During the mid-seventies Can became seduced and influenced greatly by music from the African continent, alongside an adoption of reggae, funk, and perhaps their most berated choice of music, Euro-disco. Without a talisman vocalist to prop up at the front (Mooney left long ago on doctors orders and Suzuki got hitched to a Jehovah’s Witness; turning his back on the group in the summer of 1972) Can now relied on their, shy, wistful, guitarist, Karoli, to utter and woe pliable passages, from Future Days onwards, though none of these are featured, or turn up on this compilation.  In a way Can’s most credible work began to fizzle-out and lose its way by the time we get to their 1974, glam-rock, Floyd-esque, Landed album.
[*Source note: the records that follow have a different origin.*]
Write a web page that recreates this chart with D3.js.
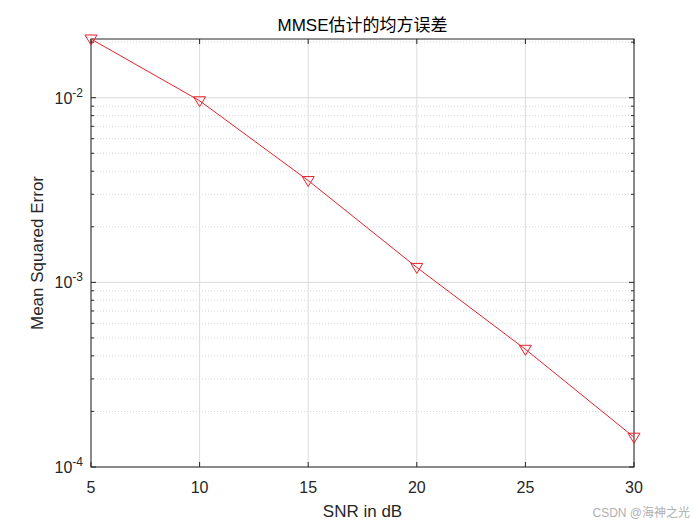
<!DOCTYPE html><html><head><meta charset="utf-8"><script src="https://cdn.jsdelivr.net/npm/d3@7"></script>
<style>body{margin:0;background:#fff}svg{font-family:Arial,"Liberation Sans","Noto Sans CJK SC",sans-serif}</style></head><body><svg id="c" width="700" height="525"></svg>
<script>
const snr=[5,10,15,20,25,30];
const mse=[0.0208,0.00963,0.00356,0.001205,0.000434,0.000145];
const xTicks=[5,10,15,20,25,30];
const yTicks=[1e-4,1e-3,1e-2];
const svg=d3.select("#c");
const L=91,R=634,T=39,B=467;
const x=d3.scaleLinear().domain([5,30]).range([L,R]);
const y=d3.scaleLog().domain([1e-4,0.0208]).range([B,T]);
svg.append("rect").attr("x",L).attr("y",T).attr("width",R-L).attr("height",B-T).attr("fill","#fff");
const g=svg.append("g");
const minors=[];for(let e=-4;e<=-2;e++)for(let m=2;m<=9;m++){const v=m*Math.pow(10,e);if(v<=0.0208)minors.push(v);}
g.selectAll(".mn").data(minors).join("line").attr("x1",L).attr("x2",R).attr("y1",d=>y(d)).attr("y2",d=>y(d)).attr("stroke","#d8d8d8").attr("stroke-dasharray","1,2");
g.selectAll(".gy").data(yTicks).join("line").attr("x1",L).attr("x2",R).attr("y1",d=>y(d)).attr("y2",d=>y(d)).attr("stroke","#dcdcdc");
g.selectAll(".gx").data(xTicks).join("line").attr("x1",d=>x(d)).attr("x2",d=>x(d)).attr("y1",T).attr("y2",B).attr("stroke","#dcdcdc");
const tk=svg.append("g").attr("stroke","#262626");
xTicks.forEach(t=>{tk.append("line").attr("x1",x(t)).attr("x2",x(t)).attr("y1",B).attr("y2",B-5);tk.append("line").attr("x1",x(t)).attr("x2",x(t)).attr("y1",T).attr("y2",T+5);});
yTicks.forEach(t=>{tk.append("line").attr("x1",L).attr("x2",L+5).attr("y1",y(t)).attr("y2",y(t));tk.append("line").attr("x1",R).attr("x2",R-5).attr("y1",y(t)).attr("y2",y(t));});
minors.forEach(t=>{tk.append("line").attr("x1",L).attr("x2",L+3).attr("y1",y(t)).attr("y2",y(t));tk.append("line").attr("x1",R).attr("x2",R-3).attr("y1",y(t)).attr("y2",y(t));});
svg.append("rect").attr("x",L).attr("y",T).attr("width",R-L).attr("height",B-T).attr("fill","none").attr("stroke","#262626");
svg.selectAll(".xl").data(xTicks).join("text").attr("x",d=>x(d)).attr("y",B+26).attr("text-anchor","middle").attr("font-size",16).attr("fill","#262626").text(d=>d);
yTicks.forEach(t=>{const tx=svg.append("text").attr("x",L-8).attr("y",y(t)+6).attr("text-anchor","end").attr("font-size",16).attr("fill","#262626");
tx.append("tspan").text("10");tx.append("tspan").attr("dy",-7).attr("font-size",12).text(Math.round(Math.log10(t)));});
svg.append("text").attr("x",(L+R)/2).attr("y",B+50).attr("text-anchor","middle").attr("font-size",17).attr("fill","#262626").text("SNR in dB");
svg.append("text").attr("transform",`translate(43,${(T+B)/2}) rotate(-90)`).attr("text-anchor","middle").attr("font-size",17).attr("fill","#262626").text("Mean Squared Error");
svg.append("text").attr("x",(L+R)/2).attr("y",31).attr("text-anchor","middle").attr("font-size",17).attr("fill","#000").text("MMSE估计的均方误差");
svg.append("path").datum(snr.map((s,i)=>[s,mse[i]])).attr("d",d3.line().x(d=>x(d[0])).y(d=>y(d[1]))).attr("fill","none").attr("stroke","#e8202a").attr("stroke-width",1);
svg.selectAll(".mk").data(snr).join("path").attr("transform",(d,i)=>`translate(${x(d)},${y(mse[i])})`).attr("d","M-6,-4L6,-4L0,6Z").attr("fill","none").attr("stroke","#e8202a");
svg.append("text").attr("x",690).attr("y",517).attr("text-anchor","end").attr("font-size",12).attr("fill","#b0b0b0").text("CSDN @海神之光");
</script></body></html>
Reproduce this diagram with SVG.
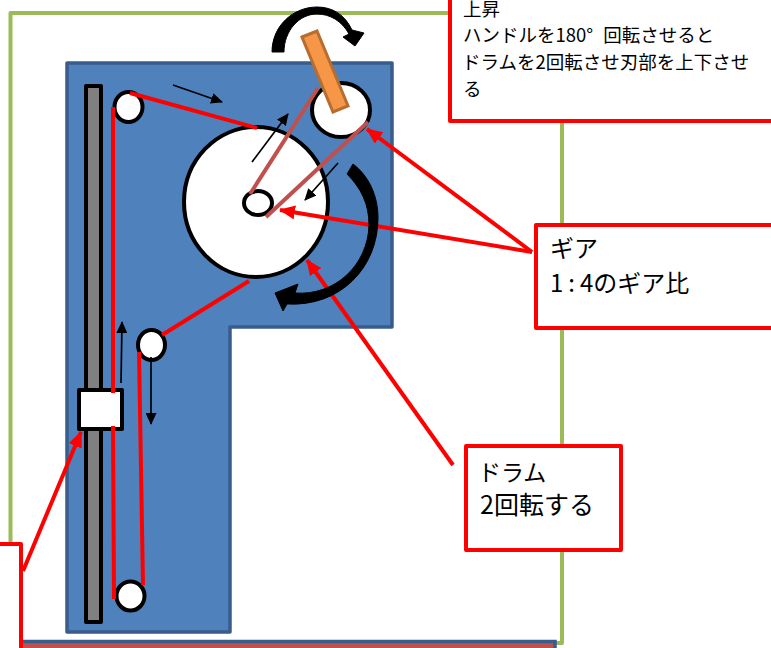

One of the more nebulous trips from that -often over-looked – LP, Vernal Equinox, is shown in an even more heavenly-elevated light on the mysterious, Midnight Men; morphed and extruded to include some startling rich and ethereal thrills.

More difficult to fathom is the reggae-boogie, San Francisco police car-chase sequence riffing, Barnacles, which sounds like the missing link between the Flow Motion and Saw Delight eras, and has former Traffic bassist, Rosko Gee (who along with Traffic’s Ghanaian percussionist, Rebop Kwaku Baah, joined Can in 1977; featuring on the last three albums and performing with them live until the bands break-up in 1979) performing some angulated, funky, and down-near salacious bass routines.

Odd flotsam like the grumbling French monologue, E.F.S 108 – another, either, inspired or throwaway musing from the Ethnological Forgery Series that features so heavily on the Limited/Unlimited Edition compilations of discarded and shelved ideas – and the instrumental, quivering love paean, Alice, were understandably…well, canned, but progressive toe-curlers like the organ tantrum, Zeppelin’s colliding up above, buzzing, Godzilla Fragment, and choppy Shaft guitar licked, jazz work-out, Network Of Foam, deserved a whole lot better!

 

Reinforcing the Can legacy and myth, The Lost Tapes is a genuine rare artifact that sounds as fresh now as it did over forty years ago – either Can were not just ahead but light-years into the future of nearly everyone else, or a sad indictment on the last four decades of music that shows we haven’t been able to surpass or build-upon their original template. This superbly collated 30-track overview of unreleased musical nectar may have taken a long time to emerge from the bunker, but it’s been worth it, the imbued revelations pulled from the mists of time, proving to be more than anyone could have hoped for.